## PROBLEM TO WORK ON
Reproduce the full listing below unchanged, apart from the pictures.

## MATERIAL PROVIDED

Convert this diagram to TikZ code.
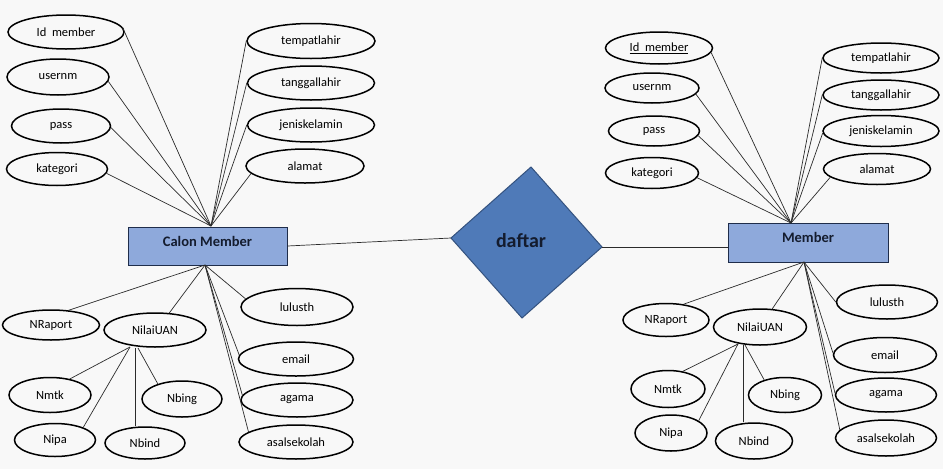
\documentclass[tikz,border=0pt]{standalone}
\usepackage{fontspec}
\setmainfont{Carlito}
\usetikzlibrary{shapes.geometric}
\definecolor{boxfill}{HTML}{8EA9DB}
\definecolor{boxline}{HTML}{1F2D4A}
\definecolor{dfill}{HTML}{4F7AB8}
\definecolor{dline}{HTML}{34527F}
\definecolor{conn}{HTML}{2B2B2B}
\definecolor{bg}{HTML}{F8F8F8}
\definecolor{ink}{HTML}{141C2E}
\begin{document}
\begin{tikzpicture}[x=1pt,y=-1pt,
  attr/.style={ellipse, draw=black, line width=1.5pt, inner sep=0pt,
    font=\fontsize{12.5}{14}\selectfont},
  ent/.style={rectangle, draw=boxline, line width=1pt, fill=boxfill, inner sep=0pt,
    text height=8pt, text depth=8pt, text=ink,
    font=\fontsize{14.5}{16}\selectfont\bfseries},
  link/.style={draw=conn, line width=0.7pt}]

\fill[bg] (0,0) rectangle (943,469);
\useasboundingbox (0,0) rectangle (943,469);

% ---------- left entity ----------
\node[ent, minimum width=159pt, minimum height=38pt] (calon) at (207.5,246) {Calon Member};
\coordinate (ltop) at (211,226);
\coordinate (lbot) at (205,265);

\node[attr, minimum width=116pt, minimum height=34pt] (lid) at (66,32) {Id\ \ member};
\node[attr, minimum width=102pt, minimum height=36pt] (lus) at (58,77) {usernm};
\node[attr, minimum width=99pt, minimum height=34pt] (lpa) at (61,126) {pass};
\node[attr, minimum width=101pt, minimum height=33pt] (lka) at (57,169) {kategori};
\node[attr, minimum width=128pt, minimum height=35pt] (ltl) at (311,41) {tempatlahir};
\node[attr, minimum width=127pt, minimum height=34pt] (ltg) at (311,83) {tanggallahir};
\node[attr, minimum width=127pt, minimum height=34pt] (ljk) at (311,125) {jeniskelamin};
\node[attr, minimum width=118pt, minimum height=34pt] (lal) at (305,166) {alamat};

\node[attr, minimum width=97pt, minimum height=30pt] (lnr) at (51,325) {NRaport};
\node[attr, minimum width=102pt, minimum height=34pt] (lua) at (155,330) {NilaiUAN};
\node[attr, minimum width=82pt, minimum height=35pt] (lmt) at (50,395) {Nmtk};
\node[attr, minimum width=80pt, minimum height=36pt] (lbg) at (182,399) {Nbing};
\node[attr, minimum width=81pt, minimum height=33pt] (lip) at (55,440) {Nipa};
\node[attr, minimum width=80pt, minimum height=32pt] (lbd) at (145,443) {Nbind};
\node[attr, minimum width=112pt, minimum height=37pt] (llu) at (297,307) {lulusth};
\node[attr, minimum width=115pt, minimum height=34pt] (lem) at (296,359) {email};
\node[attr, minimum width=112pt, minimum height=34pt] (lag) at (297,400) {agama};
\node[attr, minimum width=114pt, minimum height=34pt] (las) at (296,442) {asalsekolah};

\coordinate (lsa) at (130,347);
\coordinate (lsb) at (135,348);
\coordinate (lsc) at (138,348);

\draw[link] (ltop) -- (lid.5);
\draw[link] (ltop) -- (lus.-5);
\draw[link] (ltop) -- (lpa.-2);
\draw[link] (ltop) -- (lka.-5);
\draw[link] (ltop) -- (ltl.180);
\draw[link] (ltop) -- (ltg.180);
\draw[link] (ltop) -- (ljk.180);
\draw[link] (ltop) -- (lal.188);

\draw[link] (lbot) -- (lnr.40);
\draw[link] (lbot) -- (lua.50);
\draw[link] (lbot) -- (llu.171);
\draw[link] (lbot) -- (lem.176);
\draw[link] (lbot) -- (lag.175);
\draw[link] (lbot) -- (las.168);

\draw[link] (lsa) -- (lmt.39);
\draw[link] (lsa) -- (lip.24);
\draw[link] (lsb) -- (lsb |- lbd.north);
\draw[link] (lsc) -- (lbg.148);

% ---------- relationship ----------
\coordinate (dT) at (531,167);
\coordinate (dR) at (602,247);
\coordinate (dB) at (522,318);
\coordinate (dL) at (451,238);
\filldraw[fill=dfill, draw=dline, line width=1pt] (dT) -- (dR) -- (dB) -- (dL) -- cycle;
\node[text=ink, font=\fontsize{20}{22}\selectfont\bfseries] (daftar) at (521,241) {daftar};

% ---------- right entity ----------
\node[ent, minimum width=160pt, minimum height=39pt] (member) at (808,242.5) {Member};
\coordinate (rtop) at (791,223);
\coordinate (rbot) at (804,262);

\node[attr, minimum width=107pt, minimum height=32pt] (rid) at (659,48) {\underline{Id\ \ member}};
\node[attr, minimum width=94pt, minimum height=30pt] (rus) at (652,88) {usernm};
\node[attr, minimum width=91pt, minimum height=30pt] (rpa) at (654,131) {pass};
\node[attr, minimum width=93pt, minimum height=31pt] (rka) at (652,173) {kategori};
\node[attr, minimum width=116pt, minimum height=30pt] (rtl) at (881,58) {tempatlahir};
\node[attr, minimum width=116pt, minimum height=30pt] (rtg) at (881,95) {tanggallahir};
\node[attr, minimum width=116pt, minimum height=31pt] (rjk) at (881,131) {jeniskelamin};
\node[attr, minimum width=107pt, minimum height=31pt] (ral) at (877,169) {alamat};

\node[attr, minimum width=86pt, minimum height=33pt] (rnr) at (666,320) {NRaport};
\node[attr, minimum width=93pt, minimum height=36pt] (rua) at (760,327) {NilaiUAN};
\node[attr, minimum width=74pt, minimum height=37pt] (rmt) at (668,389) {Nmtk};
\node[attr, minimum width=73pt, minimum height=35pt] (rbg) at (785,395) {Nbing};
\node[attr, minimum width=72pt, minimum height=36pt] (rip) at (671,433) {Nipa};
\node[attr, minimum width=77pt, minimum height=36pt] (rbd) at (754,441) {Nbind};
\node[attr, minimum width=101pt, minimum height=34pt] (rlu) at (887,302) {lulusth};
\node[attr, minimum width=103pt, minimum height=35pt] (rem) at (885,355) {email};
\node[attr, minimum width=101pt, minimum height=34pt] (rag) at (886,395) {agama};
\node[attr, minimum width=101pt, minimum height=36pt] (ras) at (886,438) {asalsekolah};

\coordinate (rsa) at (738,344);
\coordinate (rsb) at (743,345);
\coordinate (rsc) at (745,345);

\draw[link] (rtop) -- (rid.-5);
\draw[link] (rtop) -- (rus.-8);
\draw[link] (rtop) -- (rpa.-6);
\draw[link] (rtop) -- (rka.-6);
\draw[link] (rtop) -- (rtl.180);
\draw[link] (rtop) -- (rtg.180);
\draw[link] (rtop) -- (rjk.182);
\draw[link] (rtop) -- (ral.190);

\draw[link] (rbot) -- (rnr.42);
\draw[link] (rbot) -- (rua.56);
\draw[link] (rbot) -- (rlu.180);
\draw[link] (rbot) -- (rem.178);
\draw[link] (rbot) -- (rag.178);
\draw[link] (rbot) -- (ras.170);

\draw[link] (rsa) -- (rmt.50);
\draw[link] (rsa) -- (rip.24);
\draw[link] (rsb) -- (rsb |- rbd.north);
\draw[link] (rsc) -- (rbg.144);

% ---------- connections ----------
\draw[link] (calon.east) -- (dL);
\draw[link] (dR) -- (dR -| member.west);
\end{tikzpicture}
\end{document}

## COMPLETE RESPONSE
Convert this diagram to TikZ code.
\documentclass[tikz,border=0pt]{standalone}
\usepackage{fontspec}
\setmainfont{Carlito}
\usetikzlibrary{shapes.geometric}
\definecolor{boxfill}{HTML}{8EA9DB}
\definecolor{boxline}{HTML}{1F2D4A}
\definecolor{dfill}{HTML}{4F7AB8}
\definecolor{dline}{HTML}{34527F}
\definecolor{conn}{HTML}{2B2B2B}
\definecolor{bg}{HTML}{F8F8F8}
\definecolor{ink}{HTML}{141C2E}
\begin{document}
\begin{tikzpicture}[x=1pt,y=-1pt,
  attr/.style={ellipse, draw=black, line width=1.5pt, inner sep=0pt,
    font=\fontsize{12.5}{14}\selectfont},
  ent/.style={rectangle, draw=boxline, line width=1pt, fill=boxfill, inner sep=0pt,
    text height=8pt, text depth=8pt, text=ink,
    font=\fontsize{14.5}{16}\selectfont\bfseries},
  link/.style={draw=conn, line width=0.7pt}]

\fill[bg] (0,0) rectangle (943,469);
\useasboundingbox (0,0) rectangle (943,469);

% ---------- left entity ----------
\node[ent, minimum width=159pt, minimum height=38pt] (calon) at (207.5,246) {Calon Member};
\coordinate (ltop) at (211,226);
\coordinate (lbot) at (205,265);

\node[attr, minimum width=116pt, minimum height=34pt] (lid) at (66,32) {Id\ \ member};
\node[attr, minimum width=102pt, minimum height=36pt] (lus) at (58,77) {usernm};
\node[attr, minimum width=99pt, minimum height=34pt] (lpa) at (61,126) {pass};
\node[attr, minimum width=101pt, minimum height=33pt] (lka) at (57,169) {kategori};
\node[attr, minimum width=128pt, minimum height=35pt] (ltl) at (311,41) {tempatlahir};
\node[attr, minimum width=127pt, minimum height=34pt] (ltg) at (311,83) {tanggallahir};
\node[attr, minimum width=127pt, minimum height=34pt] (ljk) at (311,125) {jeniskelamin};
\node[attr, minimum width=118pt, minimum height=34pt] (lal) at (305,166) {alamat};

\node[attr, minimum width=97pt, minimum height=30pt] (lnr) at (51,325) {NRaport};
\node[attr, minimum width=102pt, minimum height=34pt] (lua) at (155,330) {NilaiUAN};
\node[attr, minimum width=82pt, minimum height=35pt] (lmt) at (50,395) {Nmtk};
\node[attr, minimum width=80pt, minimum height=36pt] (lbg) at (182,399) {Nbing};
\node[attr, minimum width=81pt, minimum height=33pt] (lip) at (55,440) {Nipa};
\node[attr, minimum width=80pt, minimum height=32pt] (lbd) at (145,443) {Nbind};
\node[attr, minimum width=112pt, minimum height=37pt] (llu) at (297,307) {lulusth};
\node[attr, minimum width=115pt, minimum height=34pt] (lem) at (296,359) {email};
\node[attr, minimum width=112pt, minimum height=34pt] (lag) at (297,400) {agama};
\node[attr, minimum width=114pt, minimum height=34pt] (las) at (296,442) {asalsekolah};

\coordinate (lsa) at (130,347);
\coordinate (lsb) at (135,348);
\coordinate (lsc) at (138,348);

\draw[link] (ltop) -- (lid.5);
\draw[link] (ltop) -- (lus.-5);
\draw[link] (ltop) -- (lpa.-2);
\draw[link] (ltop) -- (lka.-5);
\draw[link] (ltop) -- (ltl.180);
\draw[link] (ltop) -- (ltg.180);
\draw[link] (ltop) -- (ljk.180);
\draw[link] (ltop) -- (lal.188);

\draw[link] (lbot) -- (lnr.40);
\draw[link] (lbot) -- (lua.50);
\draw[link] (lbot) -- (llu.171);
\draw[link] (lbot) -- (lem.176);
\draw[link] (lbot) -- (lag.175);
\draw[link] (lbot) -- (las.168);

\draw[link] (lsa) -- (lmt.39);
\draw[link] (lsa) -- (lip.24);
\draw[link] (lsb) -- (lsb |- lbd.north);
\draw[link] (lsc) -- (lbg.148);

% ---------- relationship ----------
\coordinate (dT) at (531,167);
\coordinate (dR) at (602,247);
\coordinate (dB) at (522,318);
\coordinate (dL) at (451,238);
\filldraw[fill=dfill, draw=dline, line width=1pt] (dT) -- (dR) -- (dB) -- (dL) -- cycle;
\node[text=ink, font=\fontsize{20}{22}\selectfont\bfseries] (daftar) at (521,241) {daftar};

% ---------- right entity ----------
\node[ent, minimum width=160pt, minimum height=39pt] (member) at (808,242.5) {Member};
\coordinate (rtop) at (791,223);
\coordinate (rbot) at (804,262);

\node[attr, minimum width=107pt, minimum height=32pt] (rid) at (659,48) {\underline{Id\ \ member}};
\node[attr, minimum width=94pt, minimum height=30pt] (rus) at (652,88) {usernm};
\node[attr, minimum width=91pt, minimum height=30pt] (rpa) at (654,131) {pass};
\node[attr, minimum width=93pt, minimum height=31pt] (rka) at (652,173) {kategori};
\node[attr, minimum width=116pt, minimum height=30pt] (rtl) at (881,58) {tempatlahir};
\node[attr, minimum width=116pt, minimum height=30pt] (rtg) at (881,95) {tanggallahir};
\node[attr, minimum width=116pt, minimum height=31pt] (rjk) at (881,131) {jeniskelamin};
\node[attr, minimum width=107pt, minimum height=31pt] (ral) at (877,169) {alamat};

\node[attr, minimum width=86pt, minimum height=33pt] (rnr) at (666,320) {NRaport};
\node[attr, minimum width=93pt, minimum height=36pt] (rua) at (760,327) {NilaiUAN};
\node[attr, minimum width=74pt, minimum height=37pt] (rmt) at (668,389) {Nmtk};
\node[attr, minimum width=73pt, minimum height=35pt] (rbg) at (785,395) {Nbing};
\node[attr, minimum width=72pt, minimum height=36pt] (rip) at (671,433) {Nipa};
\node[attr, minimum width=77pt, minimum height=36pt] (rbd) at (754,441) {Nbind};
\node[attr, minimum width=101pt, minimum height=34pt] (rlu) at (887,302) {lulusth};
\node[attr, minimum width=103pt, minimum height=35pt] (rem) at (885,355) {email};
\node[attr, minimum width=101pt, minimum height=34pt] (rag) at (886,395) {agama};
\node[attr, minimum width=101pt, minimum height=36pt] (ras) at (886,438) {asalsekolah};

\coordinate (rsa) at (738,344);
\coordinate (rsb) at (743,345);
\coordinate (rsc) at (745,345);

\draw[link] (rtop) -- (rid.-5);
\draw[link] (rtop) -- (rus.-8);
\draw[link] (rtop) -- (rpa.-6);
\draw[link] (rtop) -- (rka.-6);
\draw[link] (rtop) -- (rtl.180);
\draw[link] (rtop) -- (rtg.180);
\draw[link] (rtop) -- (rjk.182);
\draw[link] (rtop) -- (ral.190);

\draw[link] (rbot) -- (rnr.42);
\draw[link] (rbot) -- (rua.56);
\draw[link] (rbot) -- (rlu.180);
\draw[link] (rbot) -- (rem.178);
\draw[link] (rbot) -- (rag.178);
\draw[link] (rbot) -- (ras.170);

\draw[link] (rsa) -- (rmt.50);
\draw[link] (rsa) -- (rip.24);
\draw[link] (rsb) -- (rsb |- rbd.north);
\draw[link] (rsc) -- (rbg.144);

% ---------- connections ----------
\draw[link] (calon.east) -- (dL);
\draw[link] (dR) -- (dR -| member.west);
\end{tikzpicture}
\end{document}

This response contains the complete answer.